And I know that during this past week all of us have been in prayer for the people of Haiti, who have suffered so much in their history and are suffering unbearable losses and pain as a result of Tuesday’s earthquake. When we look upon the horrors of this far off disaster, when our eyes are wet and our hearts are breaking, when we so much want to help brothers and sisters in need and we feel like there’s nothing much we can do, we pray. Prayer has always been, and must be now, our guide and companion during times like these.

There are so many times when prayer seems like the simplest, most natural thing in the world. Overcome with love, or fear, or grief, or weariness, we put our head in our hands--we fall to our knees—or leap to our feet. We bow our heads—or lift up our arms. In hushed and reverent tones—or shouts of joy—or screams of anguish—we cry out to God.

There are so many times when turning to God in prayer seems like the simplest, most natural thing in the world. And yet, sometimes, prayer does sometimes present us—at least it presents me-- with some difficulties.

Twenty five years ago, when I was just beginning to hear my call to the ministry, I was very, very nervous about prayer—about my own prayer life, which I had a sneaking suspicion didn’t measure up to the ministerial gold standard. I’d never been much of a pray-er.

Praying seemed so easy for some people--but I was very, very nervous. I was particularly nervous about praying in front of people or leading a group in prayer. I was afraid that I wouldn’t do it right. I was afraid that I’d stumble over my words, or repeat myself, or forget what I was saying—that I’d ask for something inappropriate, or in the wrong way—that all my prayer inexperience would be revealed for all to see.

Or worse, I was afraid that I would open my mouth and nothing would come out—that I would have nothing at all to say, and that there would be long, embarrassing silences. And how could I be a minister, and hope to lead a congregation, if I didn’t know what to say to God—and how to say it? And what if my prayers were so bad, so awkward, that God Himself was offended?

Am I alone in that? Do you all sometimes feel like that too? I am imagining that some of you have experienced those obstacles—and some of you might be experiencing them right now. I am thinking particularly about those of us who are participating in the 100 days of prayer and praying together in triads—scheduling prayer time, taking turns praying, voicing out loud your hopes, dreams, and desires of the heart.
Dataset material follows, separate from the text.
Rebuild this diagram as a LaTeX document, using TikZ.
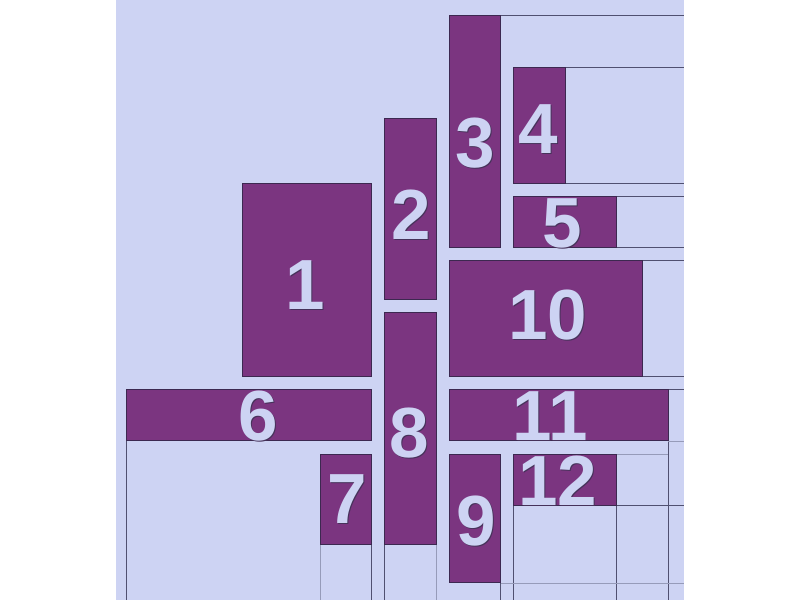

I can imagine that you might be pretty self-conscious in a situation like that. Maybe you’re together in groups with people you hardly know, or people who are very different from you; or people you’ve been feuding with for the past 50 years. Maybe you’re with people who have more—or less—experience at this Christianity thing than you have, or whose ideas of how we should pray, what we should pray for, or what we want from God, don’t match with yours at all.

How do we pray? What do we say? How do we say it? What do we ask for? And how do we know we’re doing it right?

The scriptures, as you know, are full of advice about who and what to pray for and where and how to pray.

In our gospel reading for this morning, taken from Luke, we hear Jesus tell a parable about acceptable and unacceptable ways of praying, describing with favor the humble prayer of a tax collector: “God, be merciful to me, a sinner”—and declaring that “all who exalt themselves will be humbled, but all who humble themselves will be exalted.”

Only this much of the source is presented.